2000年,我向臺北市文化局局長龍應台提到此事,把照片給她看,最後決定以文化局的名義在二二八紀念館的地下展廳舉行特展。這是一項極為勇敢的決定。臺灣社會還沒有成熟到能客觀看待不同政治顏色的獻身者的程度,在長達50年滴水不漏的反共教育後,把共產黨員以正面形象展示出來,無論其中強調何種人權或人道思想,結果都不可能是風平浪靜的。
徐宗懋憂心忡忡;作為決策者的龍應台,其時也不平靜。她後來追憶:
我記得那個中午,是午休時間,徐宗懋把照片在我桌上攤開,陽光剛好穿過百葉窗照進來,一條一條印在照片上,白花花一片。有好幾張照片,是執刑者對著被槍斃者的正面近距離拍的,當作死刑完成的證據。死者的眼睛呆滯而突出,對著鏡頭。
我看看玻璃窗外,對面摩天大樓建到一半,吊車在空中滑動,工人,螞蟻一般細小,在升降機裡揮手。遠處傳來消防車的呼嘯聲,由遠而近,由近而遠。這些50年前因為政治信仰而被槍斃的人可知道,世界最高的樓,即將出現在這個繁華的城市裡?他們的犧牲,值不值,用什麼標準來量?誰又有資格來說?
徐宗懋完全清楚我的處境:這黑白照片裡的,都是被國民黨政權所虐殺的人。現在,2000年,是民進黨執政的時代。辦這個展覽,很可能為我招來兩批人馬的攻訐。那衛護國民黨的,會認為這是用過去醜惡的歷史來打擊已經失去政權的國民黨。那支持民進黨的,會認為我在為中國共產黨辯護,更可能認為,我故意強調「外省人」在白色恐怖中被殺之眾多,來淡化「二二八」事件中國民黨殺害「本省人」的相對罪責。

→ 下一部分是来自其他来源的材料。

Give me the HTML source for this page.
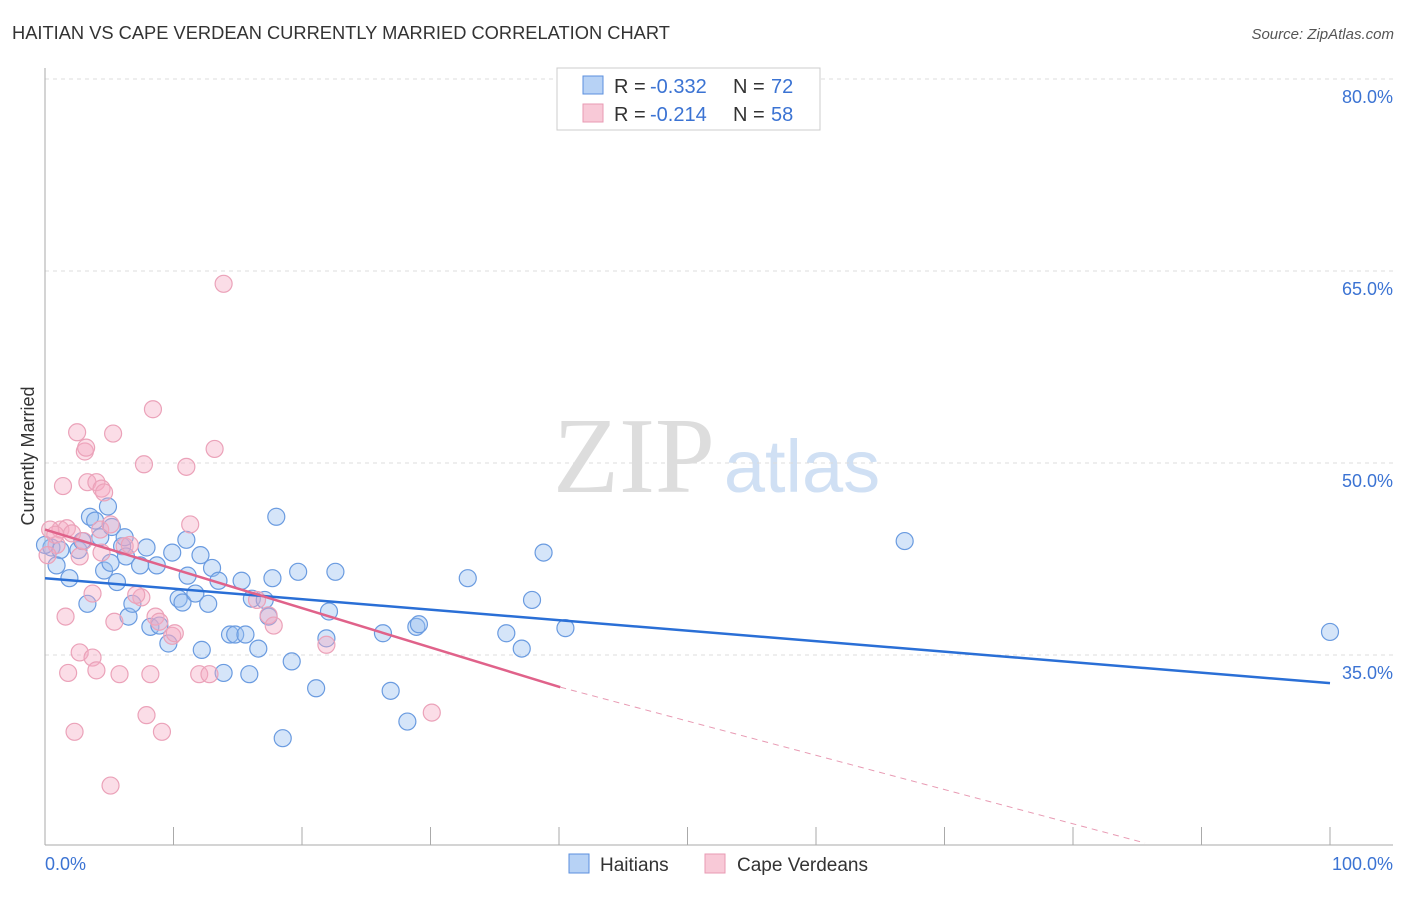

不能不佩服龍應台的勇氣和決斷。儘管她預見到會有政治風暴,2000年8月25日,《1950仲夏的馬場町——戰爭、人權、和平的省思》特展還是如期揭幕。用徐宗懋的話說,特展的最大特點,是「打破禁忌,客觀陳述了上世紀50年代初國民黨政權在臺北馬場町刑場大肆槍殺共產黨員與左翼人士的歷史。」政治風暴如期而至,但其實也並沒有想像的那麼可怕,沒有查辦,沒有撤職,沒有迫害。最多無非一些報章口水而已。